[Wordpress workaround: Imagine that these bullets are checkboxes. Thank you.]
- fill a Rubbermaid 2 qt container 3/4 full of Minute Maid Limeaid1
- top off with gin2
- place in insulated container with 6 White Cheddar Baby Bells and a box of Cracked Pepper Water Biscuits3
- stow 2 beach chairs in the car before heading off to work4
- finish working
- embrace beloved coworker/Martini Club partner before she loses it entirely from work fatigue, stress, unhappiness and overall ready to bust-ness5
- drive her 4.5 miles from office to beach6
- check watch to be sure it’s after 5 pm to avoid parking fee, beach fee and life guards7
- set up chairs at water’s edge
- hunt for Mermaid’s Toenails to take back to office as totem for when times get tough
There’s a drawback to hitting the beach after the lifeguards leave – and that is that THERE ARE NO LIFEGUARDS. If they were still there, nobody would have gotten within 100 yards of the jetty. These two were purposely flinging themselves towards them. Those are some big rocks, let me tell you. And the idiot and his friend kept hopping up on the decent sized waves to surf in the 30 feet to the waterline and perilously close to if not death at least a lot of blood. You really can’t see the peril from this snapshot – just know it was compelling theater of the absurd. Luckily, we had the binocs so that we could comment on each close call. In the end, the idiots came out of the water, picked up their boards and went home none the worse for the wear. God protects idiots on land and sea.

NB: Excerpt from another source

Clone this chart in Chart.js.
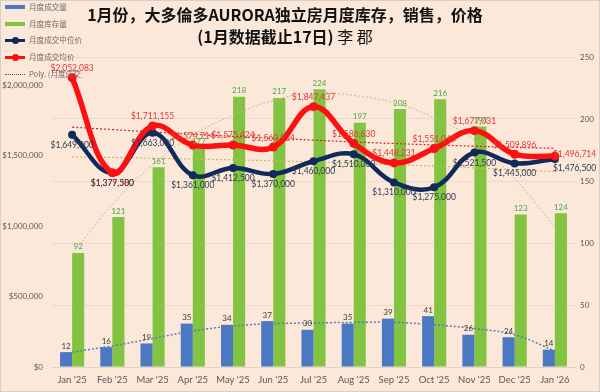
<!DOCTYPE html>
<html>
<head>
<meta charset="utf-8">
<script src="https://cdn.jsdelivr.net/npm/chart.js@4.4.1/dist/chart.umd.min.js"></script>
<style>
  html, body { margin: 0; padding: 0; background: #fce8d9; }
  #wrap { position: relative; width: 600px; height: 392px; background: #fce8d9; overflow: hidden; }
  #wrap canvas { position: absolute; left: 0; top: 0; }
  #frame { position: absolute; left: 0; top: 0; width: 600px; height: 392px; box-sizing: border-box; border: 1px solid #d6d0cc; pointer-events: none; }
  .title { position: absolute; left: 0; width: 570px; text-align: center; font-family: "Noto Sans CJK SC", sans-serif; font-size: 16px; color: #111; white-space: nowrap; line-height: 20px; }
  .title b { font-weight: 700; }
  #legend { position: absolute; left: 3px; top: 0; width: 79px; overflow: hidden; font-family: "Noto Sans CJK SC", sans-serif; font-size: 7.6px; color: #6b6b6b; }
  .li { position: relative; height: 16.7px; white-space: nowrap; }
  .li span.t { position: absolute; left: 26px; top: 1px; line-height: 12px; }
  .sym { position: absolute; left: 2px; top: 5px; width: 20px; }
  .rect { height: 4px; }
  .ln { height: 3px; top: 6px; }
  .dot { position: absolute; left: 7px; top: -2px; width: 7px; height: 7px; border-radius: 50%; }
  .dash { border-top: 1px dotted #555; top: 7px; height: 0; }
</style>
</head>
<body>
<div id="wrap">
  <canvas id="chart" width="600" height="392"></canvas>
  <div class="title" style="top:4px"><b>1月份，大多倫多AURORA独立房月度库存，销售，价格</b></div>
  <div class="title" style="top:26px"><b>(1月数据截止17日)</b> 李 郡</div>
  <div id="legend">
    <div class="li"><div class="sym rect" style="background:#4a78c2"></div><span class="t">月度成交量</span></div>
    <div class="li"><div class="sym rect" style="background:#82c341"></div><span class="t">月度库存量</span></div>
    <div class="li"><div class="sym ln" style="background:#112a5c"><div class="dot" style="background:#112a5c"></div></div><span class="t">月度成交中位价</span></div>
    <div class="li"><div class="sym ln" style="background:#ff1010"><div class="dot" style="background:#ff1010"></div></div><span class="t">月度成交均价</span></div>
    <div class="li"><div class="sym dash"></div><span class="t">Poly. (月度成交量)</span></div>
  </div>
  <div id="frame"></div>
</div>
<script>
  // categories
  const months = ["Jan '25", "Feb '25", "Mar '25", "Apr '25", "May '25", "Jun '25", "Jul '25",
                  "Aug '25", "Sep '25", "Oct '25", "Nov '25", "Dec '25", "Jan '26"];

  // counts (right axis)
  const salesCount = [12, 16, 19, 35, 34, 37, 30, 35, 39, 41, 26, 24, 14];
  const inventory = [92, 121, 161, 177, 218, 217, 224, 197, 208, 216, 194, 123, 124];

  // prices (left axis)
  const medianPrice = [1649000, 1377500, 1663000, 1361000, 1412500, 1370000, 1460000,
                       1510000, 1310000, 1275000, 1521500, 1445000, 1476500];
  const avgPrice = [2052083, 1379380, 1711155, 1574714, 1575424, 1560924, 1847437,
                    1586630, 1448231, 1551046, 1677031, 1509896, 1496714];

  // trend lines
  const salesTrend = [12, 17, 23, 29, 33, 35, 35.5, 36, 36, 34, 31, 26, 13];
  const inventoryTrend = [91, 131, 163, 187, 203, 215, 221, 219, 213, 201, 183, 152, 113];
  const avgTrend = [1702000, 1685000, 1668000, 1652000, 1637000, 1623000, 1610000,
                    1597000, 1586000, 1576000, 1567000, 1559000, 1552000];
  const medianTrend = [1490000, 1487000, 1482000, 1476000, 1470000, 1463000, 1455000,
                       1446000, 1436000, 1425000, 1413000, 1400000, 1386000];

  // axis ticks
  const priceTicks = [0, 500000, 1000000, 1500000, 2000000];
  const countTicks = [0, 50, 100, 150, 200, 250];

  const money = function (v) { return '$' + v.toLocaleString('en-US'); };

  // draws the value labels next to bars / points
  const valueLabels = {
    id: 'valueLabels',
    afterDatasetsDraw: function (chart) {
      const ctx = chart.ctx;
      chart.data.datasets.forEach(function (ds, i) {
        if (!ds.labelColor) return;
        const meta = chart.getDatasetMeta(i);
        ctx.save();
        ctx.font = ds.labelFont;
        ctx.fillStyle = ds.labelColor;
        meta.data.forEach(function (el, j) {
          const v = ds.data[j];
          const txt = ds.money ? money(v) : String(v);
          let pos = ds.labelPos;
          if (ds.money && j === ds.data.length - 1) pos = 'right';
          if (ds.money && ds.belowAt && ds.belowAt.indexOf(j) >= 0) pos = 'below';
          if (pos === 'bar') {
            ctx.textAlign = 'center'; ctx.textBaseline = 'bottom';
            ctx.fillText(txt, el.x, el.y - 2);
          } else if (pos === 'above') {
            ctx.textAlign = 'center'; ctx.textBaseline = 'bottom';
            ctx.fillText(txt, el.x, el.y - 5);
          } else if (pos === 'below') {
            ctx.textAlign = 'center'; ctx.textBaseline = 'top';
            ctx.fillText(txt, el.x, el.y + 6);
          } else if (pos === 'right') {
            ctx.textAlign = 'left'; ctx.textBaseline = 'middle';
            ctx.fillText(txt, el.x - 2, el.y + ds.rightDy);
          }
        });
        ctx.restore();
      });
    }
  };

  const fam = 'Lato, "Liberation Sans", sans-serif';
  const tickFont = { family: fam, size: 8 };
  const lblFont = '8.5px ' + fam;

  new Chart(document.getElementById('chart'), {
    type: 'bar',
    data: {
      labels: months,
      datasets: [
        {
          type: 'line', label: 'avg', data: avgPrice, yAxisID: 'yPrice', order: 1,
          borderColor: '#ff1010', backgroundColor: '#ff1010', borderWidth: 5.5,
          pointRadius: 4.5, pointBorderWidth: 0, tension: 0.4,
          money: true, labelPos: 'above', belowAt: [1], rightDy: -2,
          labelColor: '#e03a35', labelFont: lblFont
        },
        {
          type: 'line', label: 'median', data: medianPrice, yAxisID: 'yPrice', order: 2,
          borderColor: '#112a5c', backgroundColor: '#112a5c', borderWidth: 4.5,
          pointRadius: 4, pointBorderWidth: 0, tension: 0.4,
          money: true, labelPos: 'below', rightDy: 9,
          labelColor: '#2e3b55', labelFont: lblFont
        },
        {
          type: 'line', label: 'avgTrend', data: avgTrend, yAxisID: 'yPrice', order: 3,
          borderColor: '#d42020', borderWidth: 1.2, borderDash: [2, 2],
          pointRadius: 0, tension: 0.4
        },
        {
          type: 'line', label: 'medianTrend', data: medianTrend, yAxisID: 'yPrice', order: 3,
          borderColor: '#c2bf5a', borderWidth: 1.2, borderDash: [2, 2],
          pointRadius: 0, tension: 0.4
        },
        {
          type: 'line', label: 'salesTrend', data: salesTrend, yAxisID: 'yCount', order: 3,
          borderColor: '#5a7cb0', borderWidth: 1.5, borderDash: [2, 2],
          pointRadius: 0, tension: 0.4
        },
        {
          type: 'line', label: 'inventoryTrend', data: inventoryTrend, yAxisID: 'yCount', order: 3,
          borderColor: '#cdb98c', borderWidth: 1, borderDash: [2, 2],
          pointRadius: 0, tension: 0.4
        },
        {
          label: '月度成交量', data: salesCount, yAxisID: 'yCount', order: 5,
          backgroundColor: '#4a78c2', categoryPercentage: 0.6, barPercentage: 1.0,
          labelPos: 'bar', labelColor: '#404040', labelFont: '8px ' + fam
        },
        {
          label: '月度库存量', data: inventory, yAxisID: 'yCount', order: 5,
          backgroundColor: '#82c341', categoryPercentage: 0.6, barPercentage: 1.0,
          labelPos: 'bar', labelColor: '#47a84a', labelFont: '8px ' + fam
        }
      ]
    },
    options: {
      responsive: false,
      animation: false,
      devicePixelRatio: 1,
      layout: { padding: { top: 57, left: 0, right: 0, bottom: 0 } },
      plugins: {
        legend: { display: false },
        tooltip: { enabled: false },
        title: { display: false }
      },
      scales: {
        x: {
          grid: { display: false, drawTicks: false },
          border: { color: '#e6d2c4' },
          ticks: { color: '#595959', font: { family: fam, size: 9.5 }, padding: 7, maxRotation: 0 },
          afterFit: function (s) { s.height = 25; }
        },
        yPrice: {
          position: 'left', min: 0, max: 2200000,
          grid: { display: false, drawTicks: false },
          border: { display: false },
          ticks: { color: '#595959', font: tickFont, padding: 9, callback: function (v) { return money(v); } },
          afterBuildTicks: function (s) { s.ticks = priceTicks.map(function (v) { return { value: v }; }); },
          afterFit: function (s) { s.width = 52; }
        },
        yCount: {
          position: 'right', min: 0, max: 250,
          grid: { color: 'rgba(200,160,140,0.22)', drawTicks: false },
          border: { display: false },
          ticks: { color: '#595959', font: tickFont, padding: 5 },
          afterBuildTicks: function (s) { s.ticks = countTicks.map(function (v) { return { value: v }; }); },
          afterFit: function (s) { s.width = 25; }
        }
      }
    },
    plugins: [valueLabels]
  });
</script>
</body>
</html>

There was a third guy who was wearing a wet suit and seemed to be content to bob in one place all evening.
All in all, the excursion was a success.
1 because you can’t bring alcohol onto the Jersey beaches.
2 just a little to relax
3 don’t worry. we’re right near The Windmill in case we need something more substantial.
4 remember to take binoculars for boat and/or skyline watching
5 sad face
6 laugh all you want at icky NJ. can you do this?